Tomorrow’s lithium batteries – including those that will power electric cars – may hold more energy, longer, thanks to researchers at the University of California at Riverside.
Lithium batteries, now the standard power source for most consumer electronics, typically contain 10 to 30 times more graphite – used for the battery’s negative electrode – than lithium. Engineers have long sought to replace graphite in batteries with silicon, which is lightweight, abundant, environmentally benign, and able to store more electric charge per unit of weight than any other known material. But when silicon combines with lithium, it can triple in volume, degrading a battery’s performance and even blowing its seams.

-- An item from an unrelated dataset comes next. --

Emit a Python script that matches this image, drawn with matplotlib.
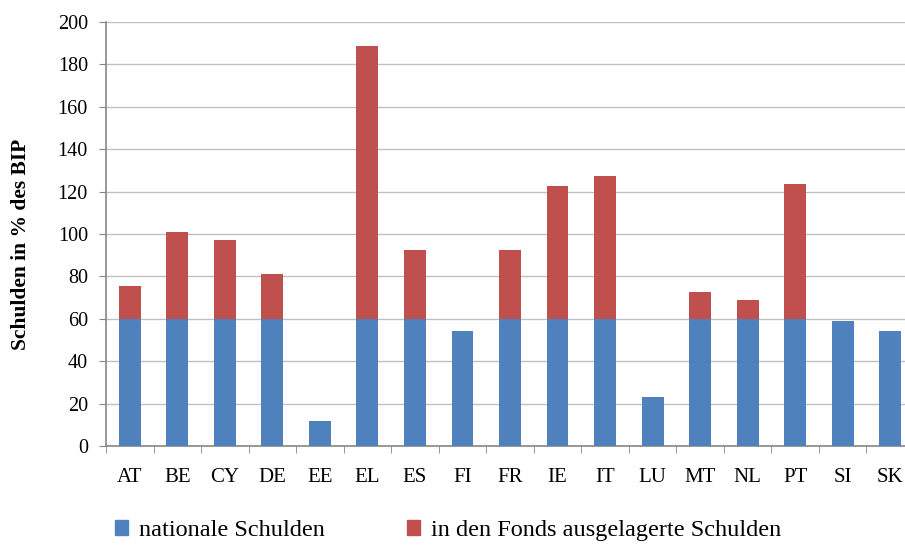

Now, a team of developers at the UC Riverside’s Bourns College of Engineering may have learned how to make it work. They found a way to make silicon nanofibers, 100 times thinner than a human hair, to replace the graphite, creating a sort of silicon sponge or webwork that exposes more of the electrode to the lithium electrolyte and doesn’t balloon. The resulting battery could hold more energy and endure many more charging cycles than a cell containing graphite.
The development could “significantly boost the range capabilities of electric vehicles,” says Zach Favors, a member of the research group.
The next challenge: finding a way to scale the process from making a few grams of the fibers in a lab to making commercial quantities quickly in a factory.